(709c) Semiconducting Triblock Terpolymers for Microstructured Organic Photovoltaics

Semiconducting polymers have become common electron-donating materials in organic photovoltaics (OPVs) and recent advances in the fabrication and post-processing of polymer?fullerene bulk heterojunction solar cells have allowed for devices with power conversion efficiencies of up to 7% to be realized. This increase is highly reliant on the thin film microphase separation of the active layer components, which significantly impacts the efficiency of charge separation for the bound electron-hole pair (exciton). An understanding of how exciton dissociation and the internal morphology of the active layer affects device performance would facilitate cell optimization and ultimately lead to higher efficiencies. Because block copolymers self-assemble on the same length scale as the exciton dissociation length, block copolymers containing a rigid, semiconducting moiety (rod) covalently linked to a flexible block (coil) have attracted increasing attention. However, systematic studies of model rod-coil diblock copolymers have shown that the range of thermodynamically stable microstructures available in these systems is limited. In fact, many organic photovoltaic heterojunction models have suggested that hexagonally packed cylinders with their long axis perpendicular to electrodes may serve as the most efficient active layer morphology; however, this microstructure is not accessed easily in many rod-coil diblock copolymer systems.

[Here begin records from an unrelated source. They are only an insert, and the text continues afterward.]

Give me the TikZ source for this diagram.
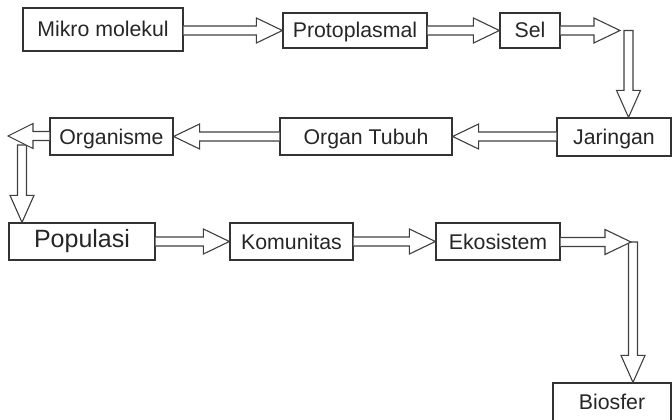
\documentclass[tikz,border=0pt]{standalone}
\usepackage{fontspec}
\setmainfont{Liberation Sans}
\usetikzlibrary{calc}
\newcommand\hblk[3]{\draw[blk] ($(#1)+(0,4.5pt)$) -- ($(#2)+(#3,4.5pt)$) -- ($(#2)+(#3,12.5pt)$) -- (#2) -- ($(#2)+(#3,-12.5pt)$) -- ($(#2)+(#3,-4.5pt)$) -- ($(#1)+(0,-4.5pt)$);}
\newcommand\vblk[2]{\draw[blk] ($(#1)+(-4.5pt,0)$) -- ($(#2)+(-4.5pt,27pt)$) -- ($(#2)+(-12pt,27pt)$) -- (#2) -- ($(#2)+(12pt,27pt)$) -- ($(#2)+(4.5pt,27pt)$) -- ($(#1)+(4.5pt,0)$) -- cycle;}
\begin{document}
\begin{tikzpicture}[x=1pt,y=-1pt,
  box/.style={draw=black!80, line width=1.2pt, minimum height=37pt, inner sep=0pt,
    font=\fontsize{21.3}{21.3}\selectfont, text=black!85, text height=15pt, text depth=0pt},
  blk/.style={draw=black!75, line width=1.1pt, fill=white, line join=miter}]
\useasboundingbox (0,0) rectangle (672,420);
\node[box, minimum width=160pt, minimum height=43pt] (mikro) at (103,29.5) {Mikro molekul};
\node[box, minimum width=144pt, minimum height=35pt] (proto) at (355,30.5) {Protoplasmal};
\node[box, minimum width=60pt, minimum height=35pt] (sel) at (530,30.5) {Sel};
\node[box, minimum width=114pt, minimum height=38pt] (jar) at (614,137) {Jaringan};
\node[box, minimum width=172pt] (organ) at (366,136.5) {Organ Tubuh};
\node[box, minimum width=123pt] (orgm) at (111.5,136.5) {Organisme};
\node[box, minimum width=146pt, font=\fontsize{25}{25}\selectfont, text height=18pt, text depth=6pt] (pop) at (82,241.5) {Populasi};
\node[box, minimum width=123pt] (kom) at (291.5,241.5) {Komunitas};
\node[box, minimum width=124pt] (eko) at (498,241.5) {Ekosistem};
\node[box, minimum width=118pt, minimum height=38pt] (bio) at (612,402) {Biosfer};
\coordinate (c1) at (620,30.5);
\coordinate (v1) at (628.5,30.5);
\coordinate (c2) at (8,136);
\coordinate (v2) at (22,145);
\coordinate (c3) at (631,242);
\coordinate (v3) at (633,242);
\hblk{mikro.east |- proto.west}{proto.west}{-26pt}
\hblk{proto.east}{sel.west}{-26pt}
\vblk{v1}{v1 |- jar.north}
\hblk{sel.east |- c1}{c1}{-26pt}
\hblk{jar.west |- organ.east}{organ.east}{26pt}
\hblk{organ.west}{orgm.east}{26pt}
\vblk{v2}{v2 |- pop.north}
\hblk{orgm.west |- c2}{c2}{25pt}
\hblk{pop.east |- kom.west}{kom.west}{-26pt}
\hblk{kom.east}{eko.west}{-26pt}
\vblk{v3}{v3 |- bio.north}
\hblk{eko.east |- c3}{c3}{-26pt}
\end{tikzpicture}
\end{document}
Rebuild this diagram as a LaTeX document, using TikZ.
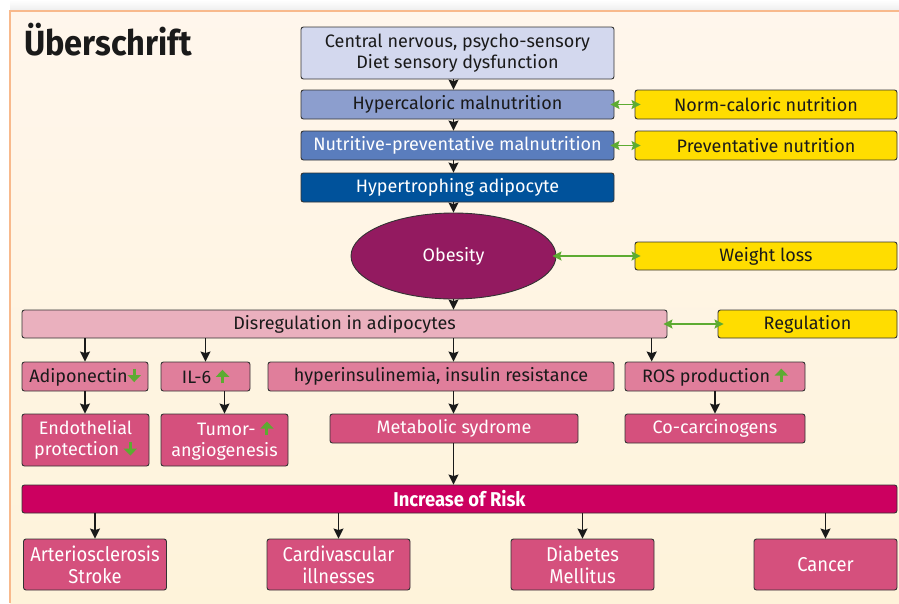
\documentclass[tikz,border=0pt]{standalone}
\usepackage{fontspec}
\setmainfont{Fira Sans}
\newfontfamily\condfont[FakeStretch=0.92]{Fira Sans}
\newfontfamily\titlefont[FakeStretch=0.93]{Fira Sans}
\usetikzlibrary{arrows.meta,shapes.geometric,calc}
\definecolor{panelTop}{HTML}{FFF6EC}
\definecolor{panelBot}{HTML}{FEF3DA}
\definecolor{panelLine}{HTML}{F8B98C}
\definecolor{boxLine}{HTML}{333333}
\definecolor{txt}{HTML}{1A1A1A}
\definecolor{cLav}{HTML}{D3D8EE}
\definecolor{cHyp}{HTML}{8C9ECE}
\definecolor{cNut}{HTML}{5A7DBD}
\definecolor{cAdi}{HTML}{00529B}
\definecolor{cOb}{HTML}{931A60}
\definecolor{cYel}{HTML}{FFDD00}
\definecolor{cDis}{HTML}{EAB0BE}
\definecolor{cRowA}{HTML}{E07E9B}
\definecolor{cRowB}{HTML}{D5507D}
\definecolor{cRisk}{HTML}{CC0060}
\definecolor{cGreen}{HTML}{5DAB32}
\newcommand\gup{\tikz[baseline=0pt,x=1pt,y=1pt]\draw[line width=3pt,color=cGreen,-{Triangle[length=7pt,width=13pt]}] (0,0) -- (0,13.5);}
\newcommand\gdn{\tikz[baseline=0pt,x=1pt,y=1pt]\draw[line width=3pt,color=cGreen,-{Triangle[length=7pt,width=13pt]}] (0,13.5) -- (0,0);}
\tikzset{
  bx/.style={rectangle,rounded corners=2.5pt,draw=boxLine,line width=0.9pt,inner sep=0pt,align=center,text=txt,font=\fontsize{18}{21}\selectfont},
  bxw/.style={bx,text=white},
  bxb/.style={bx,text=white,font=\condfont\fontsize{20}{22}\selectfont},
  arr/.style={line width=1.5pt,draw=txt,-{Stealth[length=10pt,width=10pt,inset=1.5pt]}},
  garr/.style={line width=1.8pt,draw=cGreen,{Stealth[length=9pt,width=9pt,inset=1.5pt]}-{Stealth[length=9pt,width=9pt,inset=1.5pt]},shorten <=-4pt,shorten >=-6pt},
}
\begin{document}
\begin{tikzpicture}[x=1pt,y=-1pt]
\useasboundingbox (0,0) rectangle (899,603);
\fill[white] (0,0) rectangle (899,603);
\shade[top color=white,bottom color=black!7] (10,0) rectangle (899,11);
\shade[top color=panelTop,bottom color=panelBot] (10,11) rectangle (899,603);
\draw[panelLine,line width=1.5pt] (10,603) -- (10,11) -- (899,11);
\node[anchor=base west,inner sep=0pt,text=txt,font=\titlefont\bfseries\fontsize{35}{35}\selectfont] (title) at (24,55) {Überschrift};
% top chain
\node[bx,fill=cLav,minimum width=313,minimum height=52] (c1) at (457.5,53) {Central nervous, psycho-sensory\\Diet sensory dysfunction};
\node[bx,fill=cHyp,minimum width=313,minimum height=29] (hyp) at (457.5,104.5) {Hypercaloric malnutrition};
\node[bxw,fill=cNut,minimum width=313,minimum height=29] (nut) at (457.5,145.5) {Nutritive-preventative malnutrition};
\node[bxw,fill=cAdi,minimum width=313,minimum height=29] (adi) at (457.5,187.5) {Hypertrophing adipocyte};
\node[ellipse,draw=boxLine,line width=0.9pt,fill=cOb,text=white,inner sep=0pt,minimum width=205,minimum height=86,font=\fontsize{18}{21}\selectfont] (ob) at (453.5,256) {Obesity};
% yellow
\node[bx,fill=cYel,minimum width=262,minimum height=29] (norm) at (766,104.5) {Norm-caloric nutrition};
\node[bx,fill=cYel,minimum width=262,minimum height=29] (prev) at (766,145.5) {Preventative nutrition};
\node[bx,fill=cYel,minimum width=262,minimum height=28] (wl) at (766,256) {Weight loss};
\node[bx,fill=cYel,minimum width=179,minimum height=28] (reg) at (807.5,324) {Regulation};
% disregulation
\node[bx,fill=cDis,minimum width=645,minimum height=28] (dis) at (344.5,324) {Disregulation in adipocytes};
% row 1
\node[bx,fill=cRowA,minimum width=126,minimum height=29] (adp) at (85,376.5) {Adiponectin\gdn};
\node[bx,fill=cRowA,minimum width=89,minimum height=29] (il6) at (205.5,376.5) {IL-6 \gup};
\node[bx,fill=cRowA,minimum width=346,minimum height=29] (hyi) at (441,376.5) {hyperinsulinemia, insulin resistance};
\node[bx,fill=cRowA,minimum width=180,minimum height=29] (ros) at (715,376.5) {ROS production \gup};
% row 2
\node[bxw,fill=cRowB,minimum width=127,minimum height=52] (endo) at (85.5,440) {Endothelial\\protection \gdn};
\node[bxw,fill=cRowB,minimum width=127,minimum height=52] (tum) at (224.5,440) {\hspace*{1.2em}Tumor- \gup\\angiogenesis};
\node[bxw,fill=cRowB,minimum width=248,minimum height=29] (met) at (454,428.5) {Metabolic sydrome};
\node[bxw,fill=cRowB,minimum width=180,minimum height=29] (coc) at (715,428.5) {Co-carcinogens};
% risk
\node[bx,fill=cRisk,text=white,minimum width=875,minimum height=28,font=\condfont\bfseries\fontsize{20}{22}\selectfont] (risk) at (459.5,499) {Increase of Risk};
% bottom
\node[bxb,fill=cRowB,minimum width=143,minimum height=51] (art) at (95,564.5) {Arteriosclerosis\\Stroke};
\node[bxb,fill=cRowB,minimum width=143,minimum height=51] (car) at (338.5,564.5) {Cardivascular\\illnesses};
\node[bxb,fill=cRowB,minimum width=143,minimum height=51] (dia) at (582.5,564.5) {Diabetes\\Mellitus};
\node[bxb,fill=cRowB,minimum width=143,minimum height=51] (can) at (825.5,564.5) {Cancer};
% black arrows
\draw[arr] (c1.south -| ob.center) -- (hyp.north -| ob.center);
\draw[arr] (hyp.south -| ob.center) -- (nut.north -| ob.center);
\draw[arr] (nut.south -| ob.center) -- (adi.north -| ob.center);
\draw[arr] (adi.south -| ob.center) -- (ob.north);
\draw[arr] (ob.south) -- (dis.north -| ob.center);
\draw[arr] (dis.south -| adp.center) -- (adp.north);
\draw[arr] (dis.south -| il6.center) -- (il6.north);
\draw[arr] (dis.south -| ob.center) -- (hyi.north -| ob.center);
\coordinate (rosx) at ($(ros.north west)!0.15!(ros.north east)$);
\draw[arr] (dis.south -| rosx) -- (rosx);
\draw[arr] (adp.south) -- (endo.north -| adp.center);
\draw[arr] (il6.south -| tum.center) -- (tum.north);
\draw[arr] (hyi.south -| ob.center) -- (met.north -| ob.center);
\draw[arr] (ros.south) -- (coc.north);
\draw[arr] (met.south -| ob.center) -- (risk.north -| ob.center);
\draw[arr] (risk.south -| art.center) -- (art.north);
\draw[arr] (risk.south -| car.center) -- (car.north);
\draw[arr] (risk.south -| dia.center) -- (dia.north);
\draw[arr] (risk.south -| can.center) -- (can.north);
% green arrows
\draw[garr] (hyp.east) -- (norm.west);
\draw[garr] (nut.east) -- (prev.west);
\draw[garr] (ob.east) -- (wl.west);
\draw[garr] (dis.east) -- (reg.west);
\end{tikzpicture}
\end{document}
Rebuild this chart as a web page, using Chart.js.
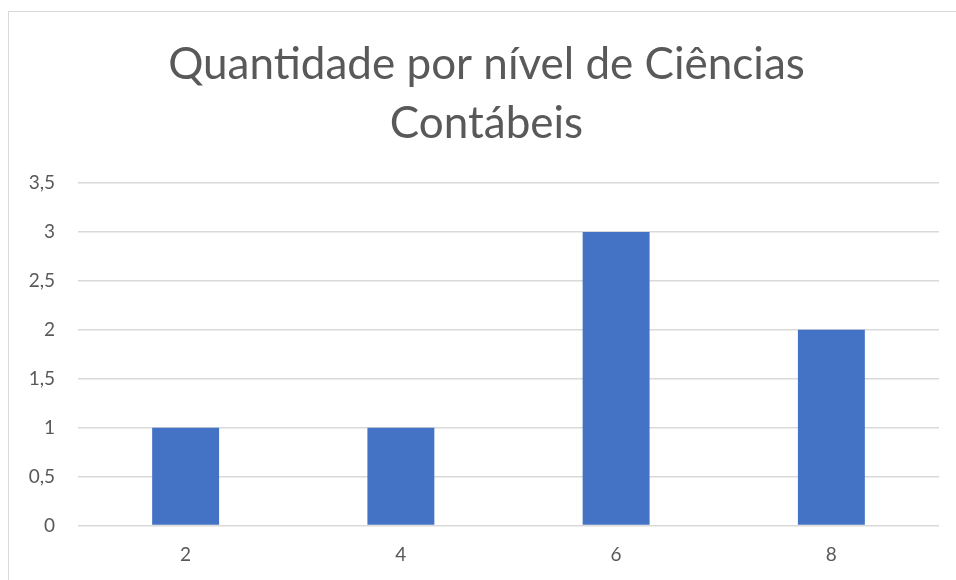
<!DOCTYPE html>
<html>
<head>
<meta charset="utf-8">
<script src="https://cdn.jsdelivr.net/npm/chart.js@4.4.1/dist/chart.umd.min.js"></script>
<style>
html,body{margin:0;padding:0;background:#fff;overflow:hidden;}
#wrap{position:absolute;left:0;top:0;width:956px;height:580px;}
</style>
</head>
<body>
<div id="wrap"><canvas id="c" width="956" height="580"></canvas></div>
<script>
const chartTitle = ['Quantidade por nível de Ciências', 'Contábeis'];
const categories = ['2', '4', '6', '8'];
const quantities = [1, 1, 3, 2];
const yMin = 0, yMax = 3.5, yStep = 0.5;

const frame = {
  id: 'frame',
  afterLayout(chart) {
    if (chart.titleBlock) { chart.titleBlock.left = 34; }
  },
  beforeDraw(chart) {
    const ctx = chart.ctx;
    ctx.save();
    ctx.fillStyle = '#ffffff';
    ctx.fillRect(0, 0, chart.width, chart.height);
    ctx.strokeStyle = '#d9d9d9';
    ctx.lineWidth = 1;
    ctx.strokeRect(8.5, 11.5, 1000, 700);
    ctx.restore();
  }
};

const FONT = 'Lato, "Open Sans", sans-serif';

new Chart(document.getElementById('c'), {
  type: 'bar',
  data: {
    labels: categories,
    datasets: [{
      data: quantities,
      backgroundColor: '#4472C4',
      borderWidth: 0,
      barPercentage: 0.311,
      categoryPercentage: 1
    }]
  },
  plugins: [frame],
  options: {
    responsive: false,
    animation: false,
    layout: { padding: { left: 10, right: 17, top: 36, bottom: 0 } },
    plugins: {
      legend: { display: false },
      tooltip: { enabled: false },
      title: {
        display: true,
        text: chartTitle,
        color: '#595959',
        font: { family: FONT, size: 44, weight: 'normal', lineHeight: 1.33 },
        padding: { top: 0, bottom: 30 }
      }
    },
    scales: {
      x: {
        grid: { display: false, drawTicks: false },
        border: { display: false },
        ticks: { color: '#595959', font: { family: FONT, size: 19 }, padding: 18 },
        afterFit(s) { s.height = 54.5; }
      },
      y: {
        min: yMin, max: yMax,
        grid: { color: '#d9d9d9', lineWidth: 1.5, drawTicks: false },
        border: { display: false },
        ticks: {
          stepSize: yStep,
          color: '#595959',
          font: { family: FONT, size: 19 },
          padding: 23,
          callback: v => String(v).replace('.', ',')
        },
        afterFit(s) { s.width = 68; }
      }
    }
  }
});
</script>
</body>
</html>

It is well-known that the addition of a third chemically distinct coil block to a coil-coil diblock copolymer allows for the creation of a multitude of additional thermodynamically stable morphologies in coil-coil-coil triblock terpolymer systems. By extending this paradigm to the realm of semiconducting block copolymers, we expect to access a wider variety of microstructures in functional block terpolymers. Here, we report on the synthesis, phase behavior, and semiconducting performance of an optoelectronically active rod-coil-coil triblock terpolymer. Combining the controlled reaction schemes of Seigrist polycondensation, anionic polymerization, and ?click? chemistry, we generate triblock terpolymers with tunable molecular weights, narrow molecular weight distributions, and easily manipulated rod volume fractions. The structure and thermodynamic behavior of this triblock terpolymer system is studied for a variety of rod compositions using differential scanning calorimetry (DSC), wide and small-angle x-ray scattering (WAXS and SAXS), and transmission electron microscopy (TEM). Importantly, we demonstrate the presence of hexagonally packed structures with characteristic domain spacings on the order of 10 nm over a wide window of rod volume fractions.